I understand a lot about troubled minds and secrets. All those months spent with a less-than-kind John taught me as much as I figure I ought to know.

“That’s a most unfortunate tragedy,” Jasmine agrees.

“Yes.” I look back at the group. A few of the women have stirred, one of them picking through the satchel of food rations. The satchels are growing lighter. The lighter they get, the heavier my heart gets. “I don’t want them to starve. What if … What if we never find Garden?”

“It was certainly a risk to journey so far from Trenton. But I say, a far better thing to have risked taking such a journey and die reaching for that dream … than to not have taken one at all.”

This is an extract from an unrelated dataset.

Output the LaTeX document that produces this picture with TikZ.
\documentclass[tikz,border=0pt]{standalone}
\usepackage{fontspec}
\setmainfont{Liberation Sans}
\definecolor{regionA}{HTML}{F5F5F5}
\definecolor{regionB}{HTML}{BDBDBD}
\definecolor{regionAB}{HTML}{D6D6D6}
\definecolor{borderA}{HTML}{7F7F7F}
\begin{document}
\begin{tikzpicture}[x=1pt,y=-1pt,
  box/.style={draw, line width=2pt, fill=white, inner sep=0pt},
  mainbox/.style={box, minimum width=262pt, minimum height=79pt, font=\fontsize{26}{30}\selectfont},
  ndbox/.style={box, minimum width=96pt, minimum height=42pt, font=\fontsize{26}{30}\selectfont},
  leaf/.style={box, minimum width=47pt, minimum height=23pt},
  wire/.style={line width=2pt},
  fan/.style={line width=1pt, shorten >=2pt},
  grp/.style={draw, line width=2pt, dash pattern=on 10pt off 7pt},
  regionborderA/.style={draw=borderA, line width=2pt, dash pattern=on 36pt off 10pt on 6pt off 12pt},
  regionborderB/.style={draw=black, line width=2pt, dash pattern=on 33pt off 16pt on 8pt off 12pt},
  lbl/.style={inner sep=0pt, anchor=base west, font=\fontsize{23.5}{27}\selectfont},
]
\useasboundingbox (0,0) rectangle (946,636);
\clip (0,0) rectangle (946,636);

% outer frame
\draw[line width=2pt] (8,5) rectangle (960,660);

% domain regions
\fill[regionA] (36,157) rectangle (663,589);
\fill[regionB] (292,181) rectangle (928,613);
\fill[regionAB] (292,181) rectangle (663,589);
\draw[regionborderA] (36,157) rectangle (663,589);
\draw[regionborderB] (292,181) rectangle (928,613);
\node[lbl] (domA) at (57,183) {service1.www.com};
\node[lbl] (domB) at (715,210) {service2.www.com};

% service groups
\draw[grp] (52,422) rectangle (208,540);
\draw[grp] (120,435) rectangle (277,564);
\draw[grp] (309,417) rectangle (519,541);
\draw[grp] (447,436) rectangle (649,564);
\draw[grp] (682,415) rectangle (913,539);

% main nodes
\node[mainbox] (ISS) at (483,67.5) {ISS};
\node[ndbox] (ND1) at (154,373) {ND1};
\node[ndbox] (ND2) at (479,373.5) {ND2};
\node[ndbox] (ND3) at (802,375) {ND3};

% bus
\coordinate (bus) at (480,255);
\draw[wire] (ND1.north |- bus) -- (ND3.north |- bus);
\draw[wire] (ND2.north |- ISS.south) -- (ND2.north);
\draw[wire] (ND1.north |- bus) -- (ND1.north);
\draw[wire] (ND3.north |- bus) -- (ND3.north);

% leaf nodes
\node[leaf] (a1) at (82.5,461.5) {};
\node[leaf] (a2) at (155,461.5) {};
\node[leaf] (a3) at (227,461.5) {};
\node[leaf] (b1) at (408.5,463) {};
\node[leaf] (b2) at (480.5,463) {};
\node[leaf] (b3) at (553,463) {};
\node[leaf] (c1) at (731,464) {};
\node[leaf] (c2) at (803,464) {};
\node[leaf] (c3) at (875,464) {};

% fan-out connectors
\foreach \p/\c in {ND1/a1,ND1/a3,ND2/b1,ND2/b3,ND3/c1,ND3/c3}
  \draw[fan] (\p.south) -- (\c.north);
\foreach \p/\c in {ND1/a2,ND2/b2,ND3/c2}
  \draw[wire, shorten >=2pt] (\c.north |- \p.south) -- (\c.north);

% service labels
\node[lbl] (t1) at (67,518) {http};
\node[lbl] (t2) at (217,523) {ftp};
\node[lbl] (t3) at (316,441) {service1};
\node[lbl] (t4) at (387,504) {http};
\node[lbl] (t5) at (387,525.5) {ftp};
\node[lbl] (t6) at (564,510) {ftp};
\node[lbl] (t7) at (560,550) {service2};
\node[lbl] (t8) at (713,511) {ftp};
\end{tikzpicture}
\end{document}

Our conversation draws to a close as the Humans wake and begin nibbling on their rations, which have all been portioned even smaller than before. John is among them, offering some of his rations to a quite-fatigued Megan. None of the Humans thought they’d be in this position again; starved, tired, surviving on scraps and barely hanging on each day in a harsh, spent world. I watch them from a distance, amazed at how cooperative everyone’s being. Even Gill with his suspicious, pain-ridden eyes. I still remember his wife in that last moment, her breathy final words that I never heard, her hand reaching for me.

What a horrible thing, to be given someone’s final words and not to have heard them.

“Chief,” calls out Gunner, returning from his scouting just as the other Humans finish gathering up their things. “There’s a river not more than ten minutes ahead of us, fifteen at most. Water. Real water.”

He’d filled a canister, which is quickly passed around to the most in-need. The Chief slings a backpack over his shoulders, eyes us all with his hardened stare. “Onward, then. Let’s make to the river.”

A real river. Water. That must mean life, right?